Both girls felt their faces grow red.

“Again, sorry,” Taylor said.

“I know who’s responsible for killing Olivia and Brianna,” Hayley said. “If that’s any help to you. I mean that with great respect.”

“We know Drew is the killer. We matched black fibers from his Darth Vader costume found at the scene.”

Hayley nodded. “Right. Drew did the stabbing, but he had an accomplice.”

Annie liked these girls, but really, they should leave the investigation to the professionals.

“Brianna wasn’t his accomplice, dear,” she said. “She was his victim.”

“I didn’t say Brianna.” Hayley looked over in the direction of the group of nurses around Brandy’s room. “She was Drew’s accomplice.”

“Brandy?”

“Look in her purse. Drew told me that Brianna’s mom had waved a big cashier’s check in his face. She had laughed at him. He had loved her. Trusted her. She had convinced him to kill her daughter for the insurance money.”

“But Drew messed up and killed Olivia by mistake when she and Bree switched costumes at the party,” Taylor chimed in, remembering the moment the doctor had mistaken her for Hayley and she had put two and two together. “Olivia was never supposed to die.”

“Mrs. Baker told Drew he was never getting a dime because he’d messed up and killed Olivia by mistake,” Hayley said.

Annie turned on her heel and headed to the nurses’ station. She didn’t need a warrant. Her team had taken Brandy’s black-and-silver Kate Spade purse from the Silverdale Beach Hotel for medical reasons. The hospital staff had placed her purse and paperwork into a plastic bin.

Annie poked through its contents, a hodgepodge that included a one-way airline ticket to Mexico, four kinds of face lotion, and six lipsticks.

And a cashier’s check for one million dollars.

The price, it seemed, of her daughter’s life.

SEEING TAYLOR AND HAYLEY SIDE BY SIDE in a hospital room was déjà vu for their parents. Hoses and IV lines crisscrossed helter-skelter from each girl to their respective life-support equipment. A large wall clock ticked away the time above the pair of rocking chairs borrowed from a couple of vacant maternity rooms down the hallway that the staff had brought in for Kevin and Valerie.

The scene was not nearly as dire as it had been when the girls were five and had been treated at Children’s Hospital in Seattle for thirty-one days after the bus accident on the Hood Canal Bridge. For that, everyone was grateful.

With Valerie behind him, Kevin stood between both beds and blinked back tears.

“I don’t know what you were thinking,” he said. “Please don’t ever do anything as stupid as that again.
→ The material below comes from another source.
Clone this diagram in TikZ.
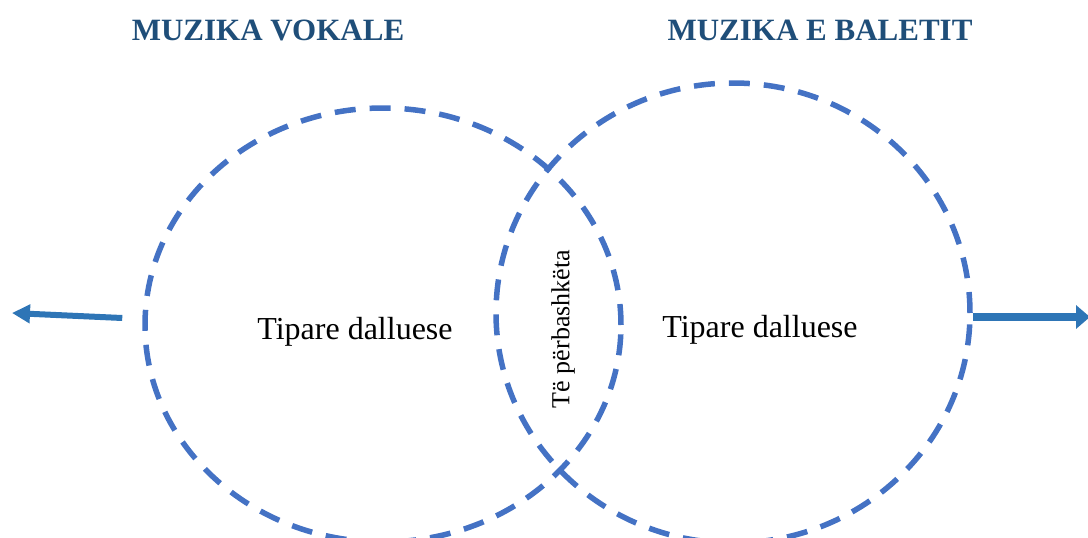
\documentclass[tikz,border=0pt]{standalone}
\usepackage{fontspec}
\setmainfont{Liberation Serif}
\usepackage{tikz}
\usetikzlibrary{shapes.geometric, arrows.meta, calc}
\definecolor{ringblue}{HTML}{4472C4}
\definecolor{arrowblue}{HTML}{2E75B6}
\definecolor{headblue}{HTML}{1F4E79}

\begin{document}
\begin{tikzpicture}[
    x=1pt, y=-1pt,
    ring/.style={ellipse, draw=ringblue, line width=5.5pt, dash pattern=on 21pt off 14pt, inner sep=0pt},
    heading/.style={font=\fontsize{31}{36}\selectfont\bfseries, text=headblue},
    trait/.style={font=\fontsize{32}{36}\selectfont},
    pointer/.style={arrowblue}
]
\useasboundingbox (0,0) rectangle (1088,538);
\clip (0,0) rectangle (1088,538);

% Titles
\node[heading] (vokaletitle) at (268,30) {MUZIKA VOKALE};
\node[heading] (balettitle) at (820,30) {MUZIKA E BALETIT};

% Circles
\node[ring, minimum width=476pt, minimum height=434pt] (vokale) at (383,325) {};
\node[ring, minimum width=474pt, minimum height=460pt] (balet) at (733,313) {};

% Texts
\node[trait] (leftfeat) at (355,332) {Tipare dalluese};
\node[trait] (rightfeat) at (760,330) {Tipare dalluese};
\node[trait, rotate=90, font=\fontsize{26}{30}\selectfont] (common) at (563,329) {Të përbashkëta};

% Arrows
\coordinate (leftend) at (12,313);
\coordinate (rightend) at (1090,317);
\draw[pointer, line width=6pt, -{Triangle[length=18pt, width=18pt]}] ($(vokale.west)+(-20,-7)$) -- (leftend);
\draw[pointer, line width=8pt, -{Triangle[length=14pt, width=23pt]}] ($(balet.east)+(0,4)$) -- (rightend);
\end{tikzpicture}
\end{document}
I can’t live without you. Your mom can’t live without you.”

Hayley met his gaze and glanced over at her mother. She had been crying. Her eyes were puffy and shiny streaks of tears ran down her cheeks.

“We’re sorry. We just had to know.”

“Know what?” Kevin said, looking completely confused.

“Girls, I’m sorry. I hope you will forgive me.” Valerie wedged herself between Kevin and Hayley.

“It’s all right, Mom,” Taylor said.

Tears rolled down Valerie’s cheeks. “This is my fault. I should have told you what you wanted to know. I should have told you everything.”

“It’s okay. Don’t worry, Mom,” Hayley said, closing her eyes and sending a question to the person she had seen in the corridor under the prison.

You saved Tony, didn’t you?

Hayley looked up at her mother, who remained silent while her tears fell.

When Hayley closed her eyes again, she heard an answer.

Yes, I did.

Postmortem

IT WAS OBVIOUS in the weeks and months after Drew and Brandy were arrested for murder and conspiracy to commit murder, that Port Gamble was never going to be the same again. Even before the trial it was clear that Brandy Connors Baker held the advantage.